Conclusion: Dual therapy with dabigatran (either 110 mg twice daily or 150 mg twice daily) and a P2Y12 inhibitor showed a significantly lower rate of major and clinically relevant nonmajor bleeding events when compared to triple therapy with warfarin. In addition, the results showed that the incidence of composite thromboembolic events of dual therapies were noninferior to triple therapy with warfarin. 

Limitations: There were multiple limitations of this study:

  1. The noninferiority margin used in this trial was set by FDA for registration trial on non-vitamin K anticoagulation to evaluate its efficacy on stroke and embolism prevention. However, the authors used this margin to calculate sample size and evaluate for safety of the treatments.
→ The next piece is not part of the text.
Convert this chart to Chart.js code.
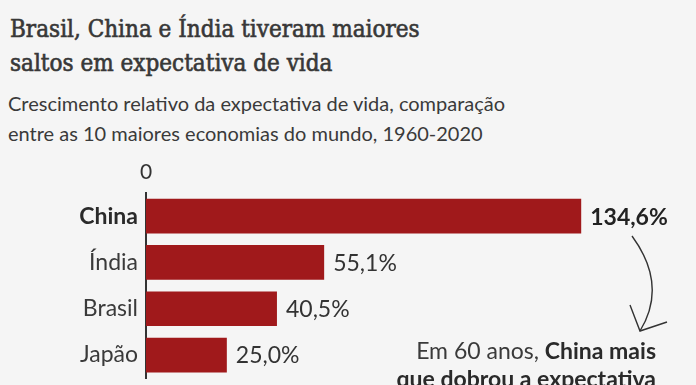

  2. The original protocol was amended. The composite efficacy endpoint was set as the primary endpoint in the original protocol; however, to adjust sample size number, the protocol was amended and the composite efficacy endpoint was changed to a secondary endpoint. Furthermore, efficacy was inconclusive due to underpower.

  3. P2Y12 inhibitors were limited to clopidogrel and ticagrelor in this trial. Additionally, some elderly patients outside the United States were not eligible for dabigatran 150 mg according to their countries’ label.

  4. This study included both patients with bare-metal stents and drug-eluting stents in PCI, in which patients with bare-metal stents had a shorter time period on triple therapy than those with drug-eluting stents. Subgroup analysis should be performed. 

Key Point: Dual therapy with dabigatran could minimize risk of major and clinically relevant nonmajor bleeds in patients with atrial fibrillation who underwent PCI.  However, the conclusion from this study should be carefully interpreted based on the study’s limitations. 

Cannon CP, Bhatt DL, Oldgren J, et al. Dual antithrombotic therapy with dabigatran after PCI in atrial fibrillation. N Engl J Med. 2017;377(16): 1513-1524.